▶ [Task]:
All of the listing below must be repeated word for word. Pictures are the only thing to omit.
:: Raw data ::
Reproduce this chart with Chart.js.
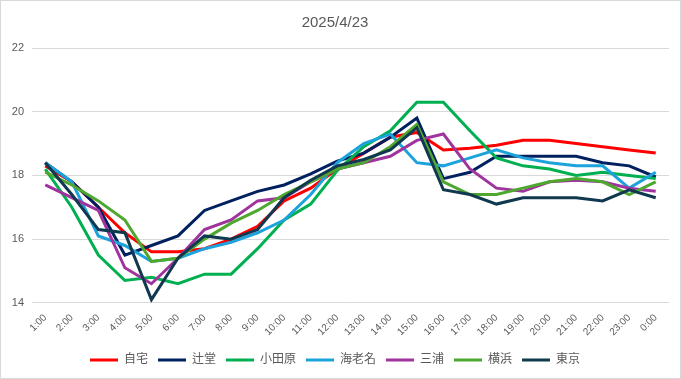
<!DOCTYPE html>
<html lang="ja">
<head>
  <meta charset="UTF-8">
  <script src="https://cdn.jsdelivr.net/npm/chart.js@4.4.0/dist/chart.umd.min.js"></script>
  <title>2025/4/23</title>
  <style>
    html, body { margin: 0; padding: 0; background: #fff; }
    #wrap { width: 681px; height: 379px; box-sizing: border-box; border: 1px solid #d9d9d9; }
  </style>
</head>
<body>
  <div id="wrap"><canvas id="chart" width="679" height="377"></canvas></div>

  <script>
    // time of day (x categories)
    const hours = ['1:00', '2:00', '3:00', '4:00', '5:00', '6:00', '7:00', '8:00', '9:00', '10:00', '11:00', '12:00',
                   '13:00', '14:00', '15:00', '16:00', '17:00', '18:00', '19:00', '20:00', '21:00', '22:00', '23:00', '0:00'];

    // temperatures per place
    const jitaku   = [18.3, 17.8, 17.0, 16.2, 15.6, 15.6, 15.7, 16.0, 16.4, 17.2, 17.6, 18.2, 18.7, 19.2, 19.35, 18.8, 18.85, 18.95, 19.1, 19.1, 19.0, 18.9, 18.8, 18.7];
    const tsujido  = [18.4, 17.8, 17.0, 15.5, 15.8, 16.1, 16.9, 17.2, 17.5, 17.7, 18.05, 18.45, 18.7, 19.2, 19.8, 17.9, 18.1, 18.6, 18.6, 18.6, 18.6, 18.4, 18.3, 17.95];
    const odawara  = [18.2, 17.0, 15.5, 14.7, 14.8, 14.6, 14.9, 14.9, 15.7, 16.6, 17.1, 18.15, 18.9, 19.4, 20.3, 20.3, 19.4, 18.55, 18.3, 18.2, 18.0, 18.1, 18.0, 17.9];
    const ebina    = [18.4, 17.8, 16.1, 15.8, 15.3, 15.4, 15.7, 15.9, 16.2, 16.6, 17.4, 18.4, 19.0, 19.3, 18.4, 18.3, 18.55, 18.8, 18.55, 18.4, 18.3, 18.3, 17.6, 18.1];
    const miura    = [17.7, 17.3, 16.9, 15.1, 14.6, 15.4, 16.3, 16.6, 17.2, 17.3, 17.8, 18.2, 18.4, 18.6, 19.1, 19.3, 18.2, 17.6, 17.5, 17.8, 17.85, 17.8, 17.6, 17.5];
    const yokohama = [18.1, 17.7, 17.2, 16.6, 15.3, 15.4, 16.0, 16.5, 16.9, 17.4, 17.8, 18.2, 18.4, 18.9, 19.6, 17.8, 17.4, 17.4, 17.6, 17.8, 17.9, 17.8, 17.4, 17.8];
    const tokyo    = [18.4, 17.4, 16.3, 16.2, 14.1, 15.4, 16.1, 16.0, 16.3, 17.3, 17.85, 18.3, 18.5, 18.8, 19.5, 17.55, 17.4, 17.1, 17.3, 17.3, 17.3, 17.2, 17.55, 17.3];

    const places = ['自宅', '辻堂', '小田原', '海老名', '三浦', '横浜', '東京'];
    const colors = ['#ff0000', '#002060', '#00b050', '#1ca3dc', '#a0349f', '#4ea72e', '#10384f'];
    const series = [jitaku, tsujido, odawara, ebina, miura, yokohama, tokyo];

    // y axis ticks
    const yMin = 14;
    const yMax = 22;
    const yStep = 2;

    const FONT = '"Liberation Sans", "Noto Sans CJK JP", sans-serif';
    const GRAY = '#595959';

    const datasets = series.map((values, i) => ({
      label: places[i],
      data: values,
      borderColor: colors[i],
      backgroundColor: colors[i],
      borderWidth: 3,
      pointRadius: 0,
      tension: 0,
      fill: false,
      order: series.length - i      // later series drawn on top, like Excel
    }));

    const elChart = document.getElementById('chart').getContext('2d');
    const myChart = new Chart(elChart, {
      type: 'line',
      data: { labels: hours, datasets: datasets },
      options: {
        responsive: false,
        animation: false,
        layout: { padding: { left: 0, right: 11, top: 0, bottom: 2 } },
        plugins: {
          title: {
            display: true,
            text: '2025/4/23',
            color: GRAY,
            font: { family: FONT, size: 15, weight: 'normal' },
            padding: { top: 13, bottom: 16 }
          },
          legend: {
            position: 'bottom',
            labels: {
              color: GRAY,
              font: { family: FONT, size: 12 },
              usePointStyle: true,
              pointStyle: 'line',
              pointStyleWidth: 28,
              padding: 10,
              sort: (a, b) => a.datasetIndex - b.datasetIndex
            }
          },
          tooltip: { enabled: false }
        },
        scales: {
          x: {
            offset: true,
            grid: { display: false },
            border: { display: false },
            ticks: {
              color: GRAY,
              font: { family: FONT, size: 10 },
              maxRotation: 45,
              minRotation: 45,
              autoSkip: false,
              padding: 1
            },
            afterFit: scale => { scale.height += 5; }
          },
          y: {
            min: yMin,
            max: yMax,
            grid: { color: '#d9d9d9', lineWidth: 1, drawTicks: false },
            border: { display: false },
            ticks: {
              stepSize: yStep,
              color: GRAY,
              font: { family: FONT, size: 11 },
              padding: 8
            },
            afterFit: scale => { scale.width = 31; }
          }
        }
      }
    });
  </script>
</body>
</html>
:::
▶ [Written response]:
Reproduce this chart with Chart.js.
<!DOCTYPE html>
<html lang="ja">
<head>
  <meta charset="UTF-8">
  <script src="https://cdn.jsdelivr.net/npm/chart.js@4.4.0/dist/chart.umd.min.js"></script>
  <title>2025/4/23</title>
  <style>
    html, body { margin: 0; padding: 0; background: #fff; }
    #wrap { width: 681px; height: 379px; box-sizing: border-box; border: 1px solid #d9d9d9; }
  </style>
</head>
<body>
  <div id="wrap"><canvas id="chart" width="679" height="377"></canvas></div>

  <script>
    // time of day (x categories)
    const hours = ['1:00', '2:00', '3:00', '4:00', '5:00', '6:00', '7:00', '8:00', '9:00', '10:00', '11:00', '12:00',
                   '13:00', '14:00', '15:00', '16:00', '17:00', '18:00', '19:00', '20:00', '21:00', '22:00', '23:00', '0:00'];

    // temperatures per place
    const jitaku   = [18.3, 17.8, 17.0, 16.2, 15.6, 15.6, 15.7, 16.0, 16.4, 17.2, 17.6, 18.2, 18.7, 19.2, 19.35, 18.8, 18.85, 18.95, 19.1, 19.1, 19.0, 18.9, 18.8, 18.7];
    const tsujido  = [18.4, 17.8, 17.0, 15.5, 15.8, 16.1, 16.9, 17.2, 17.5, 17.7, 18.05, 18.45, 18.7, 19.2, 19.8, 17.9, 18.1, 18.6, 18.6, 18.6, 18.6, 18.4, 18.3, 17.95];
    const odawara  = [18.2, 17.0, 15.5, 14.7, 14.8, 14.6, 14.9, 14.9, 15.7, 16.6, 17.1, 18.15, 18.9, 19.4, 20.3, 20.3, 19.4, 18.55, 18.3, 18.2, 18.0, 18.1, 18.0, 17.9];
    const ebina    = [18.4, 17.8, 16.1, 15.8, 15.3, 15.4, 15.7, 15.9, 16.2, 16.6, 17.4, 18.4, 19.0, 19.3, 18.4, 18.3, 18.55, 18.8, 18.55, 18.4, 18.3, 18.3, 17.6, 18.1];
    const miura    = [17.7, 17.3, 16.9, 15.1, 14.6, 15.4, 16.3, 16.6, 17.2, 17.3, 17.8, 18.2, 18.4, 18.6, 19.1, 19.3, 18.2, 17.6, 17.5, 17.8, 17.85, 17.8, 17.6, 17.5];
    const yokohama = [18.1, 17.7, 17.2, 16.6, 15.3, 15.4, 16.0, 16.5, 16.9, 17.4, 17.8, 18.2, 18.4, 18.9, 19.6, 17.8, 17.4, 17.4, 17.6, 17.8, 17.9, 17.8, 17.4, 17.8];
    const tokyo    = [18.4, 17.4, 16.3, 16.2, 14.1, 15.4, 16.1, 16.0, 16.3, 17.3, 17.85, 18.3, 18.5, 18.8, 19.5, 17.55, 17.4, 17.1, 17.3, 17.3, 17.3, 17.2, 17.55, 17.3];

    const places = ['自宅', '辻堂', '小田原', '海老名', '三浦', '横浜', '東京'];
    const colors = ['#ff0000', '#002060', '#00b050', '#1ca3dc', '#a0349f', '#4ea72e', '#10384f'];
    const series = [jitaku, tsujido, odawara, ebina, miura, yokohama, tokyo];

    // y axis ticks
    const yMin = 14;
    const yMax = 22;
    const yStep = 2;

    const FONT = '"Liberation Sans", "Noto Sans CJK JP", sans-serif';
    const GRAY = '#595959';

    const datasets = series.map((values, i) => ({
      label: places[i],
      data: values,
      borderColor: colors[i],
      backgroundColor: colors[i],
      borderWidth: 3,
      pointRadius: 0,
      tension: 0,
      fill: false,
      order: series.length - i      // later series drawn on top, like Excel
    }));

    const elChart = document.getElementById('chart').getContext('2d');
    const myChart = new Chart(elChart, {
      type: 'line',
      data: { labels: hours, datasets: datasets },
      options: {
        responsive: false,
        animation: false,
        layout: { padding: { left: 0, right: 11, top: 0, bottom: 2 } },
        plugins: {
          title: {
            display: true,
            text: '2025/4/23',
            color: GRAY,
            font: { family: FONT, size: 15, weight: 'normal' },
            padding: { top: 13, bottom: 16 }
          },
          legend: {
            position: 'bottom',
            labels: {
              color: GRAY,
              font: { family: FONT, size: 12 },
              usePointStyle: true,
              pointStyle: 'line',
              pointStyleWidth: 28,
              padding: 10,
              sort: (a, b) => a.datasetIndex - b.datasetIndex
            }
          },
          tooltip: { enabled: false }
        },
        scales: {
          x: {
            offset: true,
            grid: { display: false },
            border: { display: false },
            ticks: {
              color: GRAY,
              font: { family: FONT, size: 10 },
              maxRotation: 45,
              minRotation: 45,
              autoSkip: false,
              padding: 1
            },
            afterFit: scale => { scale.height += 5; }
          },
          y: {
            min: yMin,
            max: yMax,
            grid: { color: '#d9d9d9', lineWidth: 1, drawTicks: false },
            border: { display: false },
            ticks: {
              stepSize: yStep,
              color: GRAY,
              font: { family: FONT, size: 11 },
              padding: 8
            },
            afterFit: scale => { scale.width = 31; }
          }
        }
      }
    });
  </script>
</body>
</html>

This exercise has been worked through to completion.